Geçen yıl asırlık ağaçlar altında kutladığımız “Dünya Zeytin Günü”nün ikincisini, 26 Kasım 2017’de idrak edeceğiz.
Asırlık zeytin ağacımız kaldıysa, kökleyip başka yere göndermediysek bu yıl daha bir olumlu, anlamlı ve güzel kutlarız herhalde.
Neden böyle bir serzenişte bulunduğumuzu hemen söyleyelim.

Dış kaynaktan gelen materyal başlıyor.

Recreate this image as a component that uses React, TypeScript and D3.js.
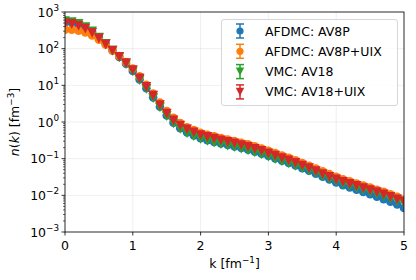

Yaygın basında çıkan bir haberden söz edip bir önceki yazımızda işaret etmiştik; “İstanbul İzmir otoyol projesi nedeniyle Akhisar’daki bir araziden sökülen 800 ve 1200 yaşlarındaki iki zeytin ağacı Antalya’da Vakıf Zeytinliği’ne dikilmiş ve toprağa uyum sağlayan ağaçlardan 5’er kilo zeytin hasat edilmiş. Vatandaşlar ağaçları görmek için ziyarete geliyorlarmış.”
“Akhisar’daki bu ağaçlar hangi akla hizmet Antalya’ya götürülüyor? Akhisar’ın tarihi zeytin ağaçlarının Antalya’da ne işi var? Akhisar ağaçlarını koruyamıyacak kadar aciz mi?” demiştik. Bu durumun bir hak gaspı olduğuna işaret etmiştik.

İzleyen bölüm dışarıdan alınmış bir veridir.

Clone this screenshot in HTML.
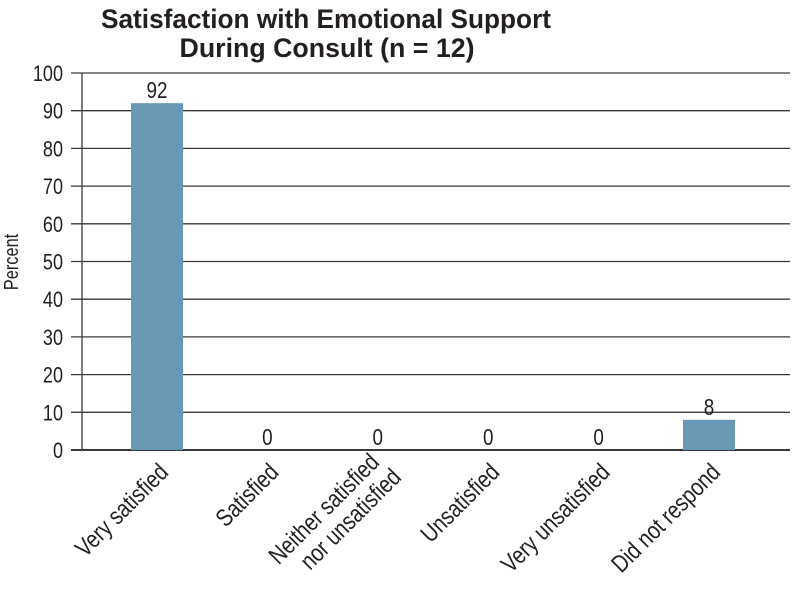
<!DOCTYPE html>
<html><head><meta charset="utf-8"><style>
body{margin:0;background:#fff;}
svg{display:block;font-family:"Liberation Sans",sans-serif;}
</style></head><body>
<svg id="chart" width="800" height="601" viewBox="0 0 800 601">
<g font-family="Liberation Sans, sans-serif" font-weight="bold" font-size="27" fill="#231f20" text-anchor="middle">
<text x="326" y="28" textLength="450" lengthAdjust="spacingAndGlyphs">Satisfaction with Emotional Support</text>
<text x="327" y="57" textLength="295" lengthAdjust="spacingAndGlyphs">During Consult (n = 12)</text>
</g>
<text transform="translate(18,262) rotate(-90) scale(0.82,1)" text-anchor="middle" font-size="20" fill="#231f20">Percent</text>
<g id="grid"></g><g id="bars"></g><g id="labels"></g>
</svg>
<script>
const categories=[["Very satisfied"],["Satisfied"],["Neither satisfied","nor unsatisfied"],["Unsatisfied"],["Very unsatisfied"],["Did not respond"]];
const values=[92,0,0,0,0,8];
const yTicks=[0,10,20,30,40,50,60,70,80,90,100];
const NS="http://www.w3.org/2000/svg";
const y0=450,y1=73,xL=82,xR=790,c0=157,step=110.4,bw=52;
const yS=v=>y0-(v/100)*(y0-y1);
const xS=i=>c0+i*step;
function mk(t,a,p){const e=document.createElementNS(NS,t);for(const k in a)e.setAttribute(k,a[k]);p.appendChild(e);return e;}
const grid=document.getElementById('grid'),bars=document.getElementById('bars'),labs=document.getElementById('labels');
yTicks.forEach(v=>{
  const l=mk('line',{x1:71,x2:xR,y1:yS(v),y2:yS(v),stroke:'#3a3a3a','stroke-width':v===0?2:1.3},grid);
  
  
  const t=mk('text',{transform:`translate(63,${yS(v)+8}) scale(0.82,1)`,'text-anchor':'end','font-size':22,fill:'#231f20'},grid);
  t.textContent=v;
  
  
});
const ax=mk('line',{x1:xL,x2:xL,y1:y1,y2:y0,stroke:'#3a3a3a','stroke-width':1.3},grid);


values.forEach((v,i)=>{
  const cx=xS(i);
  if(v>0){
    const r=mk('rect',{x:cx-bw/2,y:yS(v),width:bw,height:y0-yS(v),fill:'#6898b3'},bars);
    
    
  }
  const t=mk('text',{transform:`translate(${cx},${yS(v)-5}) scale(0.82,1)`,'text-anchor':'middle','font-size':23,fill:'#231f20'},bars);
  t.textContent=v;
  
  
  const lines=categories[i];
  const g=mk('g',{transform:`translate(${cx+7},468) rotate(-45) scale(0.82,1)`},labs);
  
  
  lines.forEach((s,j)=>{
    const tt=mk('text',{x:0,y:8,'text-anchor':'end','font-size':24.5,fill:'#231f20'},g);
    if(lines.length>1){tt.setAttribute('x',j===0?0:6);tt.setAttribute('y',j===0?-6:20);}
    tt.textContent=s;
  });
});
</script>
</body></html>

Ancak sorularımıza yanıt gelmeden, can sıkıntımız geçmeden, başka yaygın bir gazetede, “İzmir’in Seferihisar İlçesi’nde 1800 yıllık ağaçtan üretilen yarım litre zeytinyağı 22 bin liraya alıcı buldu. Açık artırmada 137 litre yağ için 49 bin lira ödendi.” haberini okuduk.

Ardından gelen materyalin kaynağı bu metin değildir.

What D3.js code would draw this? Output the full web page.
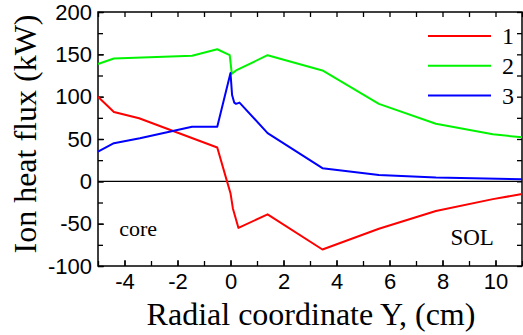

Eskisi olmayanın yenisi hiç olmaz biliyorsunuz.
Uzatmadan soralım. Böyle bir müzayedeyi asırlık ağaçlardan aldığımız ürünlerle biz düzenleseydik iyi olmaz mıydı?

***

Biliyorsunuz, ”Zeytin sağlık demek, zeytin güzellik demek, zeytin barış demek.”
Madem zeytinimiz bu kadar değerli, madem bu kadar uğraşıyoruz, madem zeytin sektöründe “Amiral Gemisi”yiz. Akhisar’ın yaşamında bu kadar yer tutan sektörde daha rafine işler yapmalıyız.
Dağı taşa zeytin dikip ağaç sayımızı arttırmalıyız.
Ürünümüzün kalitesini arttırıp çeşidini çoğaltmalıyız.
Asırlık ağaçlarımızı daha iyi korumalıyız. Asırlık ağaçlarımızdan elde ettiğimiz zeytini ve yağı daha iyi pazarlamalıyız.
Butik firmalar kurup, yeni markalar yaratmalıyız.
Asırlık, tarihi bir “mahsere” bulup, restore edip; şahane bir zeytin, zeytinyağı ve zeytincilik müzesi kurmalıyız.

***

Akhisar’a ve Akhisarlıya bu yakışır.
Çünkü başka Akhisar yok…
Sağlıcakla Kalın Akhisar’sız Kalmayın!